Insobornablemente independiente, Santos Juliá no tuvo más lealtad que a sus propios principios, a su honestidad intelectual, a la que nunca traicionó. Por eso no era fácil la relación con él, porque contradecía con soltura, de manera natural, incluso a sus más cercanos. Una cosa era la amistad y otra consentir frivolidades, jugar con ideas que contradecían avances previamente logrados en la interpretación del pasado.

Santos Juliá inició sus investigaciones históricas analizando la crítica coyuntura vivida por el PSOE-UGT en 1934, cuando la izquierda caballerista dividió de hecho el movimiento en dos. Esa división de los socialistas, eje y fuerza hegemónica del republicanismo, fue, según él, uno de los problemas más graves de la República y condicionó el curso de la Guerra Civil.

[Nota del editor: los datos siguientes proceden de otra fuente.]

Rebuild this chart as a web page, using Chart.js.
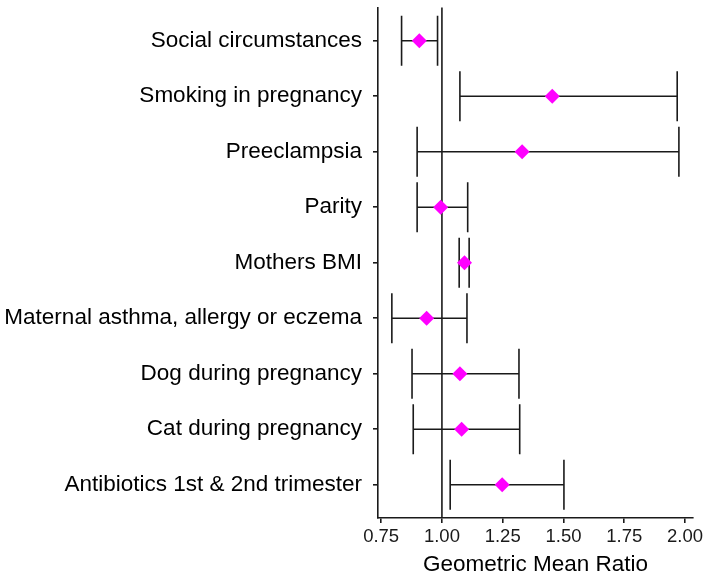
<!DOCTYPE html>
<html>
<head>
<meta charset="utf-8">
<script src="https://cdn.jsdelivr.net/npm/chart.js@4"></script>
<style>
html,body{margin:0;padding:0;background:#fff;}
canvas{display:block;}
</style>
</head>
<body>
<canvas id="c" width="705" height="578"></canvas>
<script>
const categories = ["Social circumstances","Smoking in pregnancy","Preeclampsia","Parity","Mothers BMI","Maternal asthma, allergy or eczema","Dog during pregnancy","Cat during pregnancy","Antibiotics 1st & 2nd trimester"];
const gmr   = [0.907, 1.454, 1.330, 0.995, 1.093, 0.937, 1.074, 1.081, 1.248];
const lower = [0.834, 1.074, 0.898, 0.898, 1.071, 0.794, 0.877, 0.882, 1.034];
const upper = [0.982, 1.968, 1.975, 1.106, 1.112, 1.103, 1.317, 1.320, 1.502];
const xTicks = [0.75, 1.00, 1.25, 1.50, 1.75, 2.00];
const refValue = 1.0;
const xTitle = "Geometric Mean Ratio";

const FONT = "'Liberation Sans', Arial, sans-serif";
const LINE = '#1a1a1a';

const errorBarPlugin = {
  id: 'errorBars',
  beforeDatasetsDraw(chart) {
    const {ctx, chartArea, scales: {x, y}} = chart;
    ctx.save();
    ctx.strokeStyle = LINE;
    ctx.lineWidth = 1.6;
    const rx = x.getPixelForValue(refValue);
    ctx.beginPath();
    ctx.moveTo(rx, chartArea.top);
    ctx.lineTo(rx, chartArea.bottom);
    ctx.stroke();
    const half = Math.abs(y.getPixelForValue(0.45) - y.getPixelForValue(0));
    for (let i = 0; i < categories.length; i++) {
      const yc = y.getPixelForValue(i);
      const xl = x.getPixelForValue(lower[i]);
      const xu = x.getPixelForValue(upper[i]);
      ctx.beginPath();
      ctx.moveTo(xl, yc); ctx.lineTo(xu, yc);
      ctx.moveTo(xl, yc - half); ctx.lineTo(xl, yc + half);
      ctx.moveTo(xu, yc - half); ctx.lineTo(xu, yc + half);
      ctx.stroke();
    }
    ctx.restore();
  }
};

new Chart(document.getElementById('c'), {
  type: 'scatter',
  data: {
    datasets: [{
      data: gmr.map((v, i) => ({x: v, y: i})),
      pointStyle: 'rectRot',
      pointRadius: 7.5,
      backgroundColor: '#ff00ff',
      borderColor: '#ff00ff',
      borderWidth: 0
    }]
  },
  options: {
    responsive: false,
    animation: false,
    layout: {padding: {top: 7, right: 12, left: 0, bottom: 0}},
    plugins: {legend: {display: false}, tooltip: {enabled: false}},
    scales: {
      x: {
        type: 'linear',
        min: 0.737, max: 2.033,
        afterBuildTicks: s => { s.ticks = xTicks.map(v => ({value: v})); },
        afterFit: s => { s.height = 60; s.paddingLeft = 0; s.paddingRight = 0; },
        ticks: {
          callback: v => Number(v).toFixed(2),
          color: '#1a1a1a',
          font: {family: FONT, size: 18.5},
          padding: 3,
          maxRotation: 0
        },
        grid: {display: true, drawOnChartArea: false, drawTicks: true, tickLength: 5, color: LINE, lineWidth: 1.6},
        border: {display: true, color: LINE, width: 1.6},
        title: {display: true, text: xTitle, color: '#000', font: {family: FONT, size: 22.5}, padding: {top: 0, bottom: 0}}
      },
      y: {
        type: 'linear',
        min: -0.6, max: 8.6,
        reverse: true,
        afterBuildTicks: s => { s.ticks = categories.map((c, i) => ({value: i})); },
        afterFit: s => { s.width = 378; s.paddingTop = 0; s.paddingBottom = 0; },
        ticks: {
          callback: v => categories[v],
          color: '#000',
          font: {family: FONT, size: 22.5},
          padding: 11,
          autoSkip: false
        },
        grid: {display: true, drawOnChartArea: false, drawTicks: true, tickLength: 5, color: LINE, lineWidth: 1.6},
        border: {display: true, color: LINE, width: 1.6}
      }
    }
  },
  plugins: [errorBarPlugin]
});
</script>
</body>
</html>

Su interés se expandió luego hacia la Segunda República en su conjunto. Aquel fue un experimento democrático, el primero auténtico en la historia del país, instalado de la noche a la mañana en una sociedad mayoritariamente rural y carente de una clase media fuerte, pero que en los treinta años anteriores había dado un enorme salto y desarrollado una cultura urbana secularizada y moderna, ajena ya a controles clericales y caciquiles. La República no fue prematura ni casual, como su fracaso no fue inevitable. Pero el programa de reformas lanzado por los republicanos fue quizás demasiado ambicioso, teniendo en cuenta el débil aparato estatal con el que contaban para ponerlo en práctica.

La República, en todo caso, repetía Santos, debía ser estudiada en sí misma, no como mero preludio a la Guerra Civil. Y para entenderla no había que centrarse en las ideologías, en los discursos, en los grandes proyectos políticos o en sus supuestos protagonistas abstractos —el pueblo, el proletariado, la burguesía—, ni desde luego en ningún fatalismo racial, sino en las luchas diarias por el poder y en sus protagonistas concretos —partidos, sindicatos, instituciones, líderes—. Recuerdo bien cómo entendí todo el día en que le oí explicar la “entrega de armas al pueblo”, decidida por el Gobierno republicano en respuesta al 18 de julio de 1936; no fue al pueblo, no, el pueblo no existe; las armas se entregaron a partidos y sobre todo a sindicatos, unos sindicatos que las canalizaron hacia sus miembros más radicalizados. Lo cual explica lo que ocurrió después: que no sirvieron para contener el avance de los sublevados, pero sí para emprender una despiadada “limpieza de fascistas” en la retaguardia; una serie de crímenes que desprestigiaron a la República y dificultaron el logro de apoyo internacional.

No es el momento hoy, o no me siento con fuerzas, para seguir desgranando sus ideas. Tras la historia del PSOE, la Segunda República y Azaña, escribió, sucesivamente, sobre otros muchos temas: la historia de Madrid, los intelectuales españoles en el XIX y XX, el debate sobre las dos Españas, el franquismo, la relación entre historia y memoria, la Transición… En conjunto, no es fácil catalogarle. No defendió ningún gran relato ni perteneció a ninguna escuela historiográfica. Prefirió analizar problemas concretos, nunca pequeños, para los que ofreció interpretaciones que huían de la simplicidad y el maniqueísmo: datos contrastados, explicaciones razonadas y ninguna tolerancia con metáforas y fuegos de artificio. Representó, como nadie, la historiografía española de la democracia, la posterior a la muerte de Franco, marcada por la crisis del marxismo, la reintroducción de lo político, la renuncia a esencialismos o metafísicas nacionalistas y la búsqueda de modelos y conceptos generalizables, válidos para diversos países y épocas; la profesionalidad, en definitiva. Es lo que representa hoy su escuela, porque a su alrededor, realmente, surgió una, y muy buena.

Ahora ha desaparecido, como desaparecieron antes que él Paco Rubio, Edward Malefakis, Carlos Serrano, Javier Pradera, Manolo Pérez Ledesma, nuestros compañeros de cenas, de discusiones, a veces de viajes. Los amigos se van, es la vida. No impresionará a quienes no los conocieron de cerca. Y los que lo hicimos no sabemos, ni quizás debamos, sacar al exterior nuestros sentimientos; la única respuesta a la muerte de un ser tan cercano es el silencio. Pero su muerte es una enorme pérdida para la vida pública, para todos los que seguían sus escritos, para los que tanto aprendieron, tanto aprendimos, de él. Qué harán, qué haremos, ante cualquier nueva situación difícil, ante cualquier conflicto futuro, sin su opinión, su coherencia, su solidez. Algunos hemos perdido un amigo entrañable. Todos, nuestra brújula, nuestro asidero más firme.